(1877 - 1948)
Judah Magnes' career as a leader in Jewish communal affairs reflected his
lifelong drive to serve his people. Born in San Francisco in 1877, Magnes
spent most of his professional life in New York. There, he helped found the
influential American Jewish Committee in 1906. Magnes was also the guiding
force behind the Kehillah of New York city, serving as president from its
beginning in 1908 until its end in 1922. The Kehillah was an attempt to
form a democratic community for the Jews of New York City.
In addition to dealing with Jewish religious and educational
issues, the Kehillah was also involved with labor relations issues.
Magnes' charisma played a large role in the success of the Kehillah's
mediation, and also helped bridge the gap between America's German and
East European Jews. Like Mordechai
Kaplan, Magnes attempted to create an organic community in New York
City. Despite intense efforts, however, the voluntary nature of American
society made this goal elusive.
As a Reform rabbi, Magnes held several pulpits. The views he espoused were quite
unconventional, particularly where tradition and Zionist were concerned. Magnes advocated a more traditionalist approach to Judaism,
fearing the assimilationist tendencies of his peers. It was a disagreement
over this issue that led him to resign from Temple Emanu-el in 1910.
Magnes also further dissented from the general Reform attitude towards
Zionism by strongly disapproving of the denationalization of Judaism.
To him, Jews living in the Diaspora and Jews living in Eretz Israel were of equal importance to the Jewish
nation. The renewed Jewish community of Eretz Israel would enhance Jewish
life in the Diaspora. Although he himself emigrated to Palestine in
1922, Magnes maintained that aliyah was a matter of individual
choice, and did not reflect any kind of "negation of the Diaspora."
In Israel, Magnes became more intimately involved in the establishment of
the Hebrew University. He served as chancellor and later as president of
the young university.

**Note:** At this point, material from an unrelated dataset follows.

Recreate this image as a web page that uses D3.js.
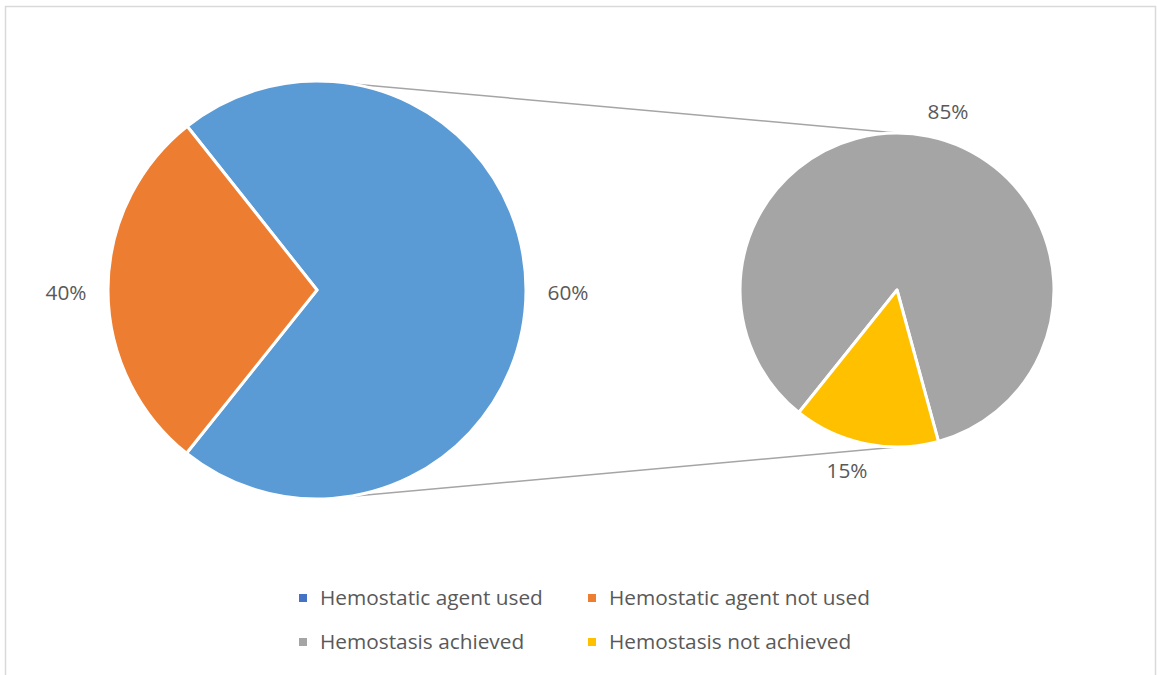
<!DOCTYPE html>
<html><head><meta charset="utf-8">
<script src="https://cdn.jsdelivr.net/npm/d3@7"></script>
<style>body{margin:0;background:#fff}svg{display:block}</style>
</head><body>
<svg id="c" width="1157" height="675"></svg>
<script>
// Primary pie (angular shares as drawn) and its labels
const primaryNames = ["Hemostatic agent used", "Hemostatic agent not used"];
const primaryValues = [71.4, 28.6];
const primaryLabels = ["60%", "40%"];
// Secondary pie
const secondaryNames = ["Hemostasis achieved", "Hemostasis not achieved"];
const secondaryValues = [85, 15];
const secondaryLabels = ["85%", "15%"];
const legendNames = ["Hemostatic agent used", "Hemostatic agent not used", "Hemostasis achieved", "Hemostasis not achieved"];
const legendColors = ["#4472C4", "#ED7D31", "#A5A5A5", "#FFC000"];

const svg = d3.select("#c");
const deg = Math.PI / 180;
const font = "'Open Sans', sans-serif";
const txt = "#595959";
const fs = 20.8;

svg.append("rect").attr("x", 5.5).attr("y", 6.5).attr("width", 1150).attr("height", 680)
  .attr("fill", "none").attr("stroke", "#d9d9d9").attr("stroke-width", 1.5);

const L = {cx: 317, cy: 290, r: 209};
const R = {cx: 897, cy: 290, r: 157};

// connector lines
function pt(c, a, r) { return [c.cx + r * Math.sin(a), c.cy - r * Math.cos(a)]; }
const conn = [[pt(L, 9.1 * deg, L.r), pt(R, 0, R.r)], [pt(L, 171 * deg, L.r), pt(R, Math.PI, R.r)]];
svg.selectAll("line.conn").data(conn).join("line").attr("class", "conn")
  .attr("x1", d => d[0][0]).attr("y1", d => d[0][1]).attr("x2", d => d[1][0]).attr("y2", d => d[1][1])
  .attr("stroke", "#a5a5a5").attr("stroke-width", 1.5);

// primary pie
const pieL = d3.pie().sort(null).startAngle(321.6 * deg).endAngle(321.6 * deg + 2 * Math.PI);
const arcL = d3.arc().innerRadius(0).outerRadius(L.r);
const gL = svg.append("g").attr("transform", `translate(${L.cx},${L.cy})`);
gL.selectAll("path").data(pieL(primaryValues)).join("path")
  .attr("d", arcL).attr("fill", (d, i) => ["#5B9BD5", "#ED7D31"][i])
  .attr("stroke", "#fff").attr("stroke-width", 3).attr("stroke-linejoin", "round");

// secondary pie
const pieR = d3.pie().sort(null).startAngle(218.7 * deg).endAngle(218.7 * deg + 2 * Math.PI);
const arcR = d3.arc().innerRadius(0).outerRadius(R.r);
const gR = svg.append("g").attr("transform", `translate(${R.cx},${R.cy})`);
gR.selectAll("path").data(pieR(secondaryValues)).join("path")
  .attr("d", arcR).attr("fill", (d, i) => ["#A5A5A5", "#FFC000"][i])
  .attr("stroke", "#fff").attr("stroke-width", 3).attr("stroke-linejoin", "round");

// data labels
const labels = [
  {t: primaryLabels[0], x: 568, y: 300},
  {t: primaryLabels[1], x: 66, y: 300},
  {t: secondaryLabels[0], x: 948, y: 119},
  {t: secondaryLabels[1], x: 847, y: 478}
];
svg.selectAll("text.lbl").data(labels).join("text").attr("class", "lbl")
  .attr("x", d => d.x).attr("y", d => d.y).attr("text-anchor", "middle")
  .attr("font-family", font).attr("font-size", fs).attr("fill", txt).text(d => d.t);

// legend
const lg = svg.append("g");
const items = lg.selectAll("g").data(legendNames).join("g")
  .attr("transform", (d, i) => `translate(${i % 2 === 0 ? 299 : 588},${i < 2 ? 605 : 649})`);
items.append("rect").attr("x", 0).attr("y", -11).attr("width", 8).attr("height", 8)
  .attr("fill", (d, i) => legendColors[i]);
items.append("text").attr("x", 21).attr("y", 0).attr("font-family", font).attr("font-size", fs)
  .attr("fill", txt).text(d => d);
</script>
</body></html>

Magnes felt that the university was the ideal place
for Jewish and Arab cooperation, and worked tirelessly to further this
Magnes had a long history of activity on behalf of reconciliation with the
Arabs. During the pre-state period, Magnes objected to a particularly
Jewish state. In his view, Palestine would be neither Jewish nor Arab.
Instead, he advocated a binational state in which equal rights would be
shared by all. This was the view promoted by the group Berit Shalom, which
Magnes helped found in 1925. Berit Shalom was primarily a movement of
intellectuals, and lacked a mass following. As a devout pacifist, the
principles of compromise and understanding suited Magnes well, and he
continued to work towards these goals until his death in 1948.